Purpose: Removes diacritical marks (e.g., َ ,ِ ,ُ ) from Persian/Arabic text.

from shekar.preprocessing import DiacriticsRemover

text = "کُجا نِشانِ قَدَم"
remover = DiacriticsRemover()
print(remover(text))  # Output: "کجا نشان قدم"

9. PunctuationRemover

Purpose: Removes all punctuation symbols.

from shekar.preprocessing import PunctuationRemover

text = "سلام، دنیا!"
remover = PunctuationRemover()
print(remover(text))  # Output: "سلام دنیا"

10. RedundantCharacterRemover

Purpose: Reduces sequences of repeated characters (like stretched letters).

from shekar.preprocessing import RedundantCharacterRemover

text = "سلاممممممممم"
remover = RedundantCharacterRemover()
print(remover(text))  # Output: "سلامم"

11. ArabicUnicodeNormalizer

Purpose: Converts Arabic presentation forms and symbols into Persian equivalents or full phrases.

from shekar.preprocessing import ArabicUnicodeNormalizer

text = "﷽ پنجاه هزار ﷼"
normalizer = ArabicUnicodeNormalizer()
print(normalizer(text))  # Output: "بسم الله الرحمن الرحیم پنجاه هزار ریال"

12. StopwordRemover

Purpose: Removes common Persian stopwords (e.g., "این", "است", "به").

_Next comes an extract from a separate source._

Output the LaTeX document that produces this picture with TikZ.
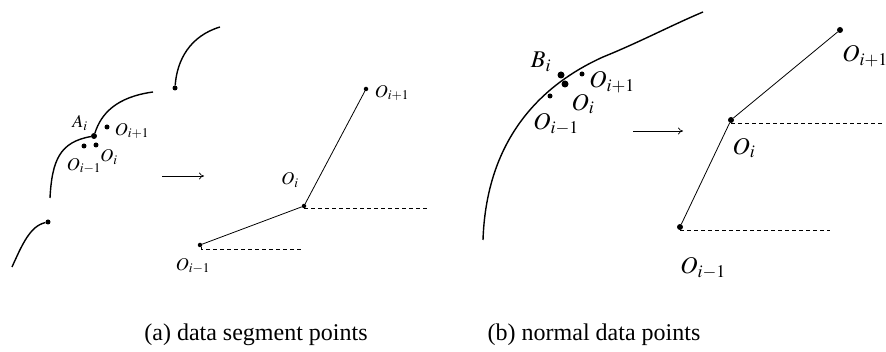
\documentclass[tikz,border=0pt]{standalone}
\usepackage{mathptmx}
\usepackage{fontspec}
\setmainfont{Liberation Serif}
\usetikzlibrary{arrows.meta}

\begin{document}
\begin{tikzpicture}[x=1pt,y=-1pt,
  datadot/.style={circle,fill=black,inner sep=0pt,minimum size=#1},
  datadot/.default=5pt,
  lbl/.style={inner sep=0pt,font=\fontsize{18}{18}\selectfont},
  biglbl/.style={inner sep=0pt,font=\fontsize{24}{24}\selectfont},
  curve/.style={line width=1.4pt},
  link/.style={line width=0.8pt},
  level/.style={line width=0.8pt,dash pattern=on 4pt off 3pt},
  step arrow/.style={-{To[length=5pt,width=7pt]},line width=0.7pt}]
  \useasboundingbox (0,0) rectangle (886,352);

  % (a) data segment points
  \node[datadot] (s1) at (48,222) {};
  \node[datadot] (s2) at (175,88) {};
  \node[datadot=6pt] (ai) at (94,136) {};
  \node[datadot] (ap) at (107,127) {};
  \node[datadot] (am) at (84,146) {};
  \node[datadot] (a0) at (96,145) {};
  \coordinate (s1b) at (12,267);
  \coordinate (s2b) at (50,198);
  \coordinate (s2e) at (153,92);
  \coordinate (s3e) at (220,27);
  \draw[curve] (s1b) .. controls (22,245) and (30,226) .. (s1);
  \draw[curve] (s2b) .. controls (52,160) and (60,142) .. (ai);
  \draw[curve] (ai) .. controls (101,114) and (116,97) .. (s2e);
  \draw[curve] (s2) .. controls (177,60) and (190,36) .. (s3e);
  \node[lbl] at (80,123) {$A_i$};
  \node[lbl] at (132,131) {$O_{i+1}$};
  \node[lbl] at (84,166) {$O_{i-1}$};
  \node[lbl] at (109,157) {$O_i$};

  \coordinate (aa) at (162,176);
  \coordinate (ab) at (204,176);
  \draw[step arrow] (aa) -- (ab);

  \node[datadot=4.5pt] (pm) at (200,245) {};
  \node[datadot=4.5pt] (p0) at (304,206) {};
  \node[datadot=4.5pt] (pp) at (366,89) {};
  \coordinate (p0e) at (427,206);
  \coordinate (pme) at (304,249);
  \draw[link] (pm) -- (p0) -- (pp);
  \draw[level] (p0.south) -- (p0.south -| p0e);
  \draw[level] (pm.south east) -- (pm.south east |- pme) -- (pme);
  \node[lbl] at (392,93) {$O_{i+1}$};
  \node[lbl] at (290,180) {$O_i$};
  \node[lbl] at (193,266) {$O_{i-1}$};

  % (b) normal data points
  \node[datadot=7pt] (bi) at (561,75) {};
  \node[datadot=7pt] (b0) at (565,84) {};
  \node[datadot] (bp) at (582,74) {};
  \node[datadot] (bm) at (550,96) {};
  \coordinate (cb) at (483,240);
  \coordinate (cm) at (603,57);
  \coordinate (ce) at (703,12);
  \draw[curve] (cb) .. controls (486,150) and (530,90) .. (cm)
    .. controls (640,42) and (672,25) .. (ce);
  \node[biglbl] at (541,62) {$B_i$};
  \node[biglbl] at (612,82) {$O_{i+1}$};
  \node[biglbl] at (583,104) {$O_i$};
  \node[biglbl] at (556,124) {$O_{i-1}$};

  \coordinate (ba) at (633,131);
  \coordinate (bb) at (683,131);
  \draw[step arrow] (ba) -- (bb);

  \node[datadot=6pt] (qm) at (680,227) {};
  \node[datadot=6pt] (q0) at (731,120) {};
  \node[datadot=6pt] (qp) at (840,30) {};
  \coordinate (q0e) at (883,123);
  \coordinate (qme) at (830,231);
  \draw[link] (qm) -- (q0) -- (qp);
  \draw[level] (q0.south) -- (q0.south -| q0e);
  \draw[level] (qm.south) -- (qm.south -| qme);
  \node[biglbl] at (865,56) {$O_{i+1}$};
  \node[biglbl] at (744,148) {$O_i$};
  \node[biglbl] at (703,268) {$O_{i-1}$};

  \node[font=\fontsize{24}{24}\selectfont,inner sep=0pt] (capa) at (256,335) {(a) data segment points};
  \node[font=\fontsize{24}{24}\selectfont,inner sep=0pt] (capb) at (594,335) {(b) normal data points};
\end{tikzpicture}
\end{document}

from shekar.preprocessing import StopwordRemover

text = "این یک جملهٔ نمونه است"
remover = StopwordRemover()
print(remover(text))  # Output: "جملهٔ نمونه"

13. NonPersianRemover

Purpose: Removes all non-Persian characters (can keep English/diacritics if configured).

from shekar.preprocessing import NonPersianRemover

text = "This is یک متن ترکیبی!"
remover = NonPersianRemover()
print(remover(text))  # Output: " یک متن ترکیبی!"

With English support:

remover = NonPersianRemover(keep_english=True)
print(remover("Test در کنار تست"))  # Output: "Test در کنار تست"


14. HTMLTagRemover

Purpose: Removes HTML tags while keeping the content.

from shekar.preprocessing import HTMLTagRemover

text = "<p>سلام دنیا</p>"
remover = HTMLTagRemover()
print(remover(text))  # Output: "سلام دنیا"

Notes on Usage

  • All preprocessors implement __call__ and fit_transform() for pipeline compatibility.
  • You can pass a single string or an iterable of strings to all classes.
  • Raise ValueError if input is invalid (e.g., not a string or list of strings).